Could the lines from the start of the data through the line with "const FONT = 44;" be set down exactly, with no pictures among them?

+++ SOURCE DATA +++

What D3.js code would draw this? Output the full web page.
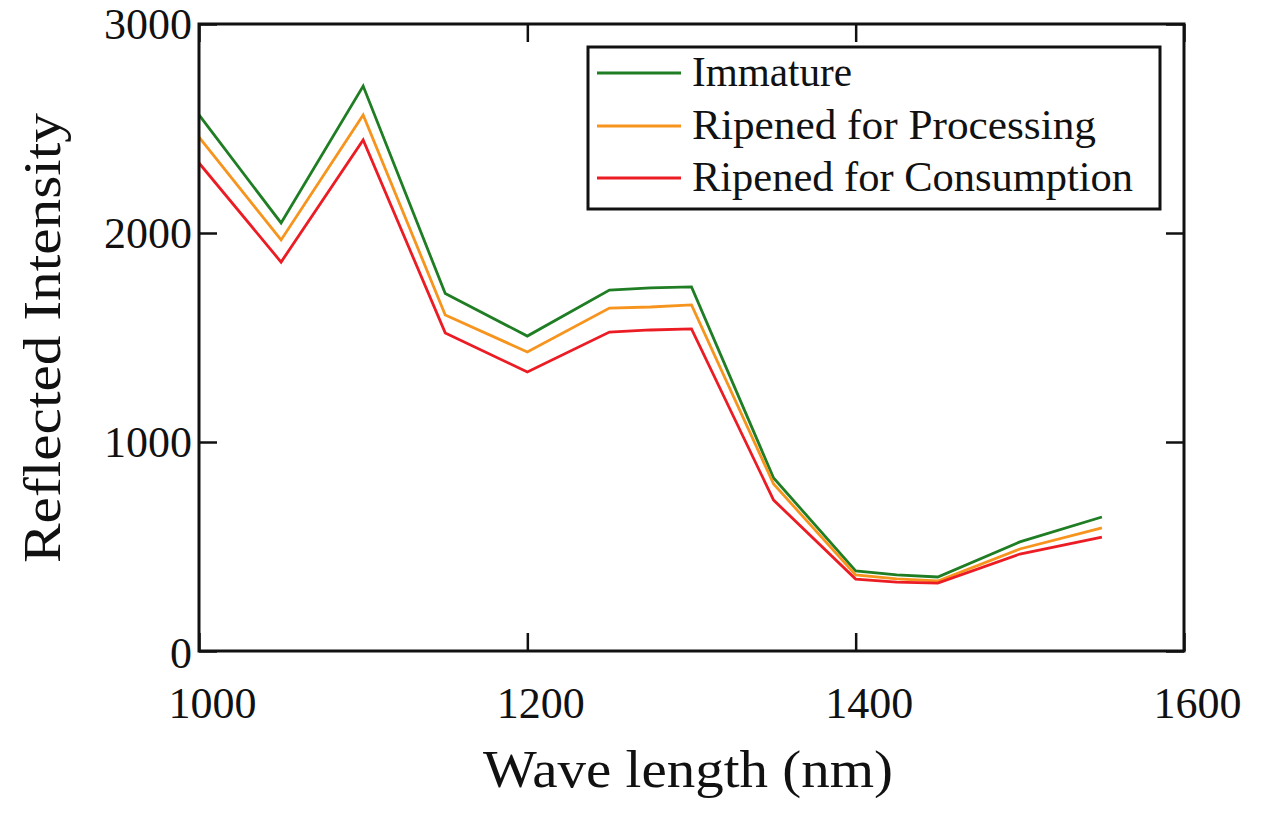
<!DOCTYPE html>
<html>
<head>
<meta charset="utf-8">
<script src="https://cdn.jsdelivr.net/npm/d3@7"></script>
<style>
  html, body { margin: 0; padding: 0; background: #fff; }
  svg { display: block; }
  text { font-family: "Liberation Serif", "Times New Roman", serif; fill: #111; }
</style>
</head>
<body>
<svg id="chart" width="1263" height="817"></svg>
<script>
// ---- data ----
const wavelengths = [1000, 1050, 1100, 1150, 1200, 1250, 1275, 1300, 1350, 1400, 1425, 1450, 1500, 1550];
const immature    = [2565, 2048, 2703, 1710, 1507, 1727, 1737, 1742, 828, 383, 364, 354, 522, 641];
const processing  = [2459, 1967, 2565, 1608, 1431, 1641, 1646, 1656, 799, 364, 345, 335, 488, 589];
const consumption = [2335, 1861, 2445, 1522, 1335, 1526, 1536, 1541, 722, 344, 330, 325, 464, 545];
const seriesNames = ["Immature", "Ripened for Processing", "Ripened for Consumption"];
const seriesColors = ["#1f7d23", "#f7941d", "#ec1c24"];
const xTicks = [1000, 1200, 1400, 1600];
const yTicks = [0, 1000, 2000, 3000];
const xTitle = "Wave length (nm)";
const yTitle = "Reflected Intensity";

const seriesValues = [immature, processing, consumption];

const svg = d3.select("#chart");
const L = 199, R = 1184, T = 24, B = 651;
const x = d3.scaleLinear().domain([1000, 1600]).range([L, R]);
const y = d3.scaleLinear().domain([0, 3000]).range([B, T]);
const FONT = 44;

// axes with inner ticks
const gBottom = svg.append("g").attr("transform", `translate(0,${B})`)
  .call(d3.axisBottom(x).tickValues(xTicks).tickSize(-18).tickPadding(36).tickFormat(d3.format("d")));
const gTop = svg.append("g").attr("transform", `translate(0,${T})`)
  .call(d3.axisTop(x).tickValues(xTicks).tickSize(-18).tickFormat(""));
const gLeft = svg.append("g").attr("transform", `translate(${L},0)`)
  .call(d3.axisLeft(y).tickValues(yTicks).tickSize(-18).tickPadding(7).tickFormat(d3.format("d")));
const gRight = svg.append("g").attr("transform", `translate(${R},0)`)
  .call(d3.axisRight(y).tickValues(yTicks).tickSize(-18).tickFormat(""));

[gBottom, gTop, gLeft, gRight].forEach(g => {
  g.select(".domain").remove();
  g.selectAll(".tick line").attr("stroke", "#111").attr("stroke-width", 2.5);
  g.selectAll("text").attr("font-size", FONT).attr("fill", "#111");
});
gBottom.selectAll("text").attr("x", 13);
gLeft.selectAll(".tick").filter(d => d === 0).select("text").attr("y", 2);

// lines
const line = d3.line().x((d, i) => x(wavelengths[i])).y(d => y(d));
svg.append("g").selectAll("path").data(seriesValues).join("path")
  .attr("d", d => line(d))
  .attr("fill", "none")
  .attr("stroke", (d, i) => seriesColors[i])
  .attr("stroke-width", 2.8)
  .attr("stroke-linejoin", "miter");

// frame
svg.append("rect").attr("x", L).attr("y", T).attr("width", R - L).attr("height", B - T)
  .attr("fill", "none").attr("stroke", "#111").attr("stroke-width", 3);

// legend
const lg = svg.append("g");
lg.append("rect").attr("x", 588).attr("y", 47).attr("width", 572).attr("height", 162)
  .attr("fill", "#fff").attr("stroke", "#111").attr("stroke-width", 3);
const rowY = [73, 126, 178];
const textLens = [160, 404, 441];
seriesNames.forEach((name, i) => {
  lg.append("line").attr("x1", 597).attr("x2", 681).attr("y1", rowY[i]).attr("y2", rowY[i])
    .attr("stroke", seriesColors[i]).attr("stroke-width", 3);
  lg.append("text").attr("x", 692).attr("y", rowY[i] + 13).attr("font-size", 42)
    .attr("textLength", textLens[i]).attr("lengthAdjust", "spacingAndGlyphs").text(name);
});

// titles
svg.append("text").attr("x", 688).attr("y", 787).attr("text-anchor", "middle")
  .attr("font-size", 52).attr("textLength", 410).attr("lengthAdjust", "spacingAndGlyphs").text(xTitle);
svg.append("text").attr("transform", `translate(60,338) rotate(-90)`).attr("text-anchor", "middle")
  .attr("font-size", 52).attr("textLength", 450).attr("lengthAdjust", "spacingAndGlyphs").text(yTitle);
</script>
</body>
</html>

+++

**TASK OUTPUT:**
What D3.js code would draw this? Output the full web page.
<!DOCTYPE html>
<html>
<head>
<meta charset="utf-8">
<script src="https://cdn.jsdelivr.net/npm/d3@7"></script>
<style>
  html, body { margin: 0; padding: 0; background: #fff; }
  svg { display: block; }
  text { font-family: "Liberation Serif", "Times New Roman", serif; fill: #111; }
</style>
</head>
<body>
<svg id="chart" width="1263" height="817"></svg>
<script>
// ---- data ----
const wavelengths = [1000, 1050, 1100, 1150, 1200, 1250, 1275, 1300, 1350, 1400, 1425, 1450, 1500, 1550];
const immature    = [2565, 2048, 2703, 1710, 1507, 1727, 1737, 1742, 828, 383, 364, 354, 522, 641];
const processing  = [2459, 1967, 2565, 1608, 1431, 1641, 1646, 1656, 799, 364, 345, 335, 488, 589];
const consumption = [2335, 1861, 2445, 1522, 1335, 1526, 1536, 1541, 722, 344, 330, 325, 464, 545];
const seriesNames = ["Immature", "Ripened for Processing", "Ripened for Consumption"];
const seriesColors = ["#1f7d23", "#f7941d", "#ec1c24"];
const xTicks = [1000, 1200, 1400, 1600];
const yTicks = [0, 1000, 2000, 3000];
const xTitle = "Wave length (nm)";
const yTitle = "Reflected Intensity";

const seriesValues = [immature, processing, consumption];

const svg = d3.select("#chart");
const L = 199, R = 1184, T = 24, B = 651;
const x = d3.scaleLinear().domain([1000, 1600]).range([L, R]);
const y = d3.scaleLinear().domain([0, 3000]).range([B, T]);
const FONT = 44;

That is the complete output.